> _REQUIREMENTS_
Leaving out the pictures, retype the lines from the beginning of the listing through the line containing "(2,2) rectangle (1217,712);".

----------

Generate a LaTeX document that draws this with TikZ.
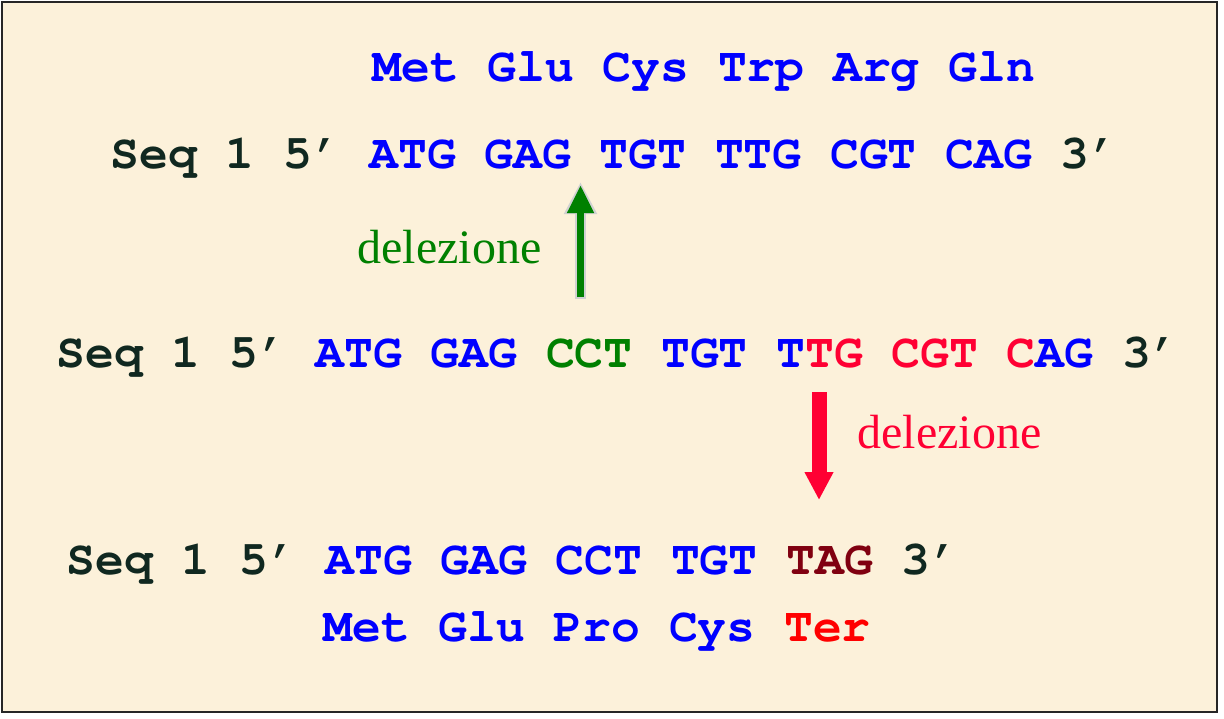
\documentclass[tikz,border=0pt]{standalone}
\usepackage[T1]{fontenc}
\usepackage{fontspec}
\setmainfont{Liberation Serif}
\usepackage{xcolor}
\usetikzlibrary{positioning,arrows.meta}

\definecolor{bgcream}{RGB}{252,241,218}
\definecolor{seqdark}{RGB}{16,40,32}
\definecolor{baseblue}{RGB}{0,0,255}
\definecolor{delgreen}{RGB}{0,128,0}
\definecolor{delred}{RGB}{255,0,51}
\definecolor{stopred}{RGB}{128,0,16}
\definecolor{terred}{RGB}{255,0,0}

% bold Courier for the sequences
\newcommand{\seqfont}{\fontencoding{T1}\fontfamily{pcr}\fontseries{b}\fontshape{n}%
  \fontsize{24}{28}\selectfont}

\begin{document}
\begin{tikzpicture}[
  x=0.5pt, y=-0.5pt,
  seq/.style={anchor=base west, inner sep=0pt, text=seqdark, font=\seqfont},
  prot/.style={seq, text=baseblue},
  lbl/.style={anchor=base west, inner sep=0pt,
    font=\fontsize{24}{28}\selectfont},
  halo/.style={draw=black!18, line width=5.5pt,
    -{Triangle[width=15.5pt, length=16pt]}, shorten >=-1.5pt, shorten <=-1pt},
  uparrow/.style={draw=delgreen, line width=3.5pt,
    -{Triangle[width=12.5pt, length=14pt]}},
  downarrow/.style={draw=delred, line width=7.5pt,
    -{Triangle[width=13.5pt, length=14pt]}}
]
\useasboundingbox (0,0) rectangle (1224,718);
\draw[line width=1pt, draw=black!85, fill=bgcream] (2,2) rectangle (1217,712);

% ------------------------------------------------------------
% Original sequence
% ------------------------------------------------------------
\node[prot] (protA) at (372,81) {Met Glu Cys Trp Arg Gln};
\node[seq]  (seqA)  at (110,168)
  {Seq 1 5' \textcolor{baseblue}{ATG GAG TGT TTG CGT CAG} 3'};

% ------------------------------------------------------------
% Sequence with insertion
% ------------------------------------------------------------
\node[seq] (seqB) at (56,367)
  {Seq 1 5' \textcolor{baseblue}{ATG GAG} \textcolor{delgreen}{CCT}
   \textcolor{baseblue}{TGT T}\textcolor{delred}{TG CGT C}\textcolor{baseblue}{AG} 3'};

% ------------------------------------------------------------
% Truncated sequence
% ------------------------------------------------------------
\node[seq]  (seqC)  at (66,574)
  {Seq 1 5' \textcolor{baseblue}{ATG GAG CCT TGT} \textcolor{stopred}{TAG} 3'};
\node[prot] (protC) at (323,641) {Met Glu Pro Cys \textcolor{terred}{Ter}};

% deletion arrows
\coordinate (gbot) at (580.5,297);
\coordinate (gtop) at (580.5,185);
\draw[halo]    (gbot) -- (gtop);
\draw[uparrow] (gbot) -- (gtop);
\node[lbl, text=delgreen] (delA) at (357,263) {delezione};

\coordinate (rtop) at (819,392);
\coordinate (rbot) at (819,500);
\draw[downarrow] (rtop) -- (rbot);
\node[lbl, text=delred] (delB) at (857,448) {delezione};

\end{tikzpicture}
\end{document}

----------

> _SOLVED EXERCISE_
Generate a LaTeX document that draws this with TikZ.
\documentclass[tikz,border=0pt]{standalone}
\usepackage[T1]{fontenc}
\usepackage{fontspec}
\setmainfont{Liberation Serif}
\usepackage{xcolor}
\usetikzlibrary{positioning,arrows.meta}

\definecolor{bgcream}{RGB}{252,241,218}
\definecolor{seqdark}{RGB}{16,40,32}
\definecolor{baseblue}{RGB}{0,0,255}
\definecolor{delgreen}{RGB}{0,128,0}
\definecolor{delred}{RGB}{255,0,51}
\definecolor{stopred}{RGB}{128,0,16}
\definecolor{terred}{RGB}{255,0,0}

% bold Courier for the sequences
\newcommand{\seqfont}{\fontencoding{T1}\fontfamily{pcr}\fontseries{b}\fontshape{n}%
  \fontsize{24}{28}\selectfont}

\begin{document}
\begin{tikzpicture}[
  x=0.5pt, y=-0.5pt,
  seq/.style={anchor=base west, inner sep=0pt, text=seqdark, font=\seqfont},
  prot/.style={seq, text=baseblue},
  lbl/.style={anchor=base west, inner sep=0pt,
    font=\fontsize{24}{28}\selectfont},
  halo/.style={draw=black!18, line width=5.5pt,
    -{Triangle[width=15.5pt, length=16pt]}, shorten >=-1.5pt, shorten <=-1pt},
  uparrow/.style={draw=delgreen, line width=3.5pt,
    -{Triangle[width=12.5pt, length=14pt]}},
  downarrow/.style={draw=delred, line width=7.5pt,
    -{Triangle[width=13.5pt, length=14pt]}}
]
\useasboundingbox (0,0) rectangle (1224,718);
\draw[line width=1pt, draw=black!85, fill=bgcream] (2,2) rectangle (1217,712);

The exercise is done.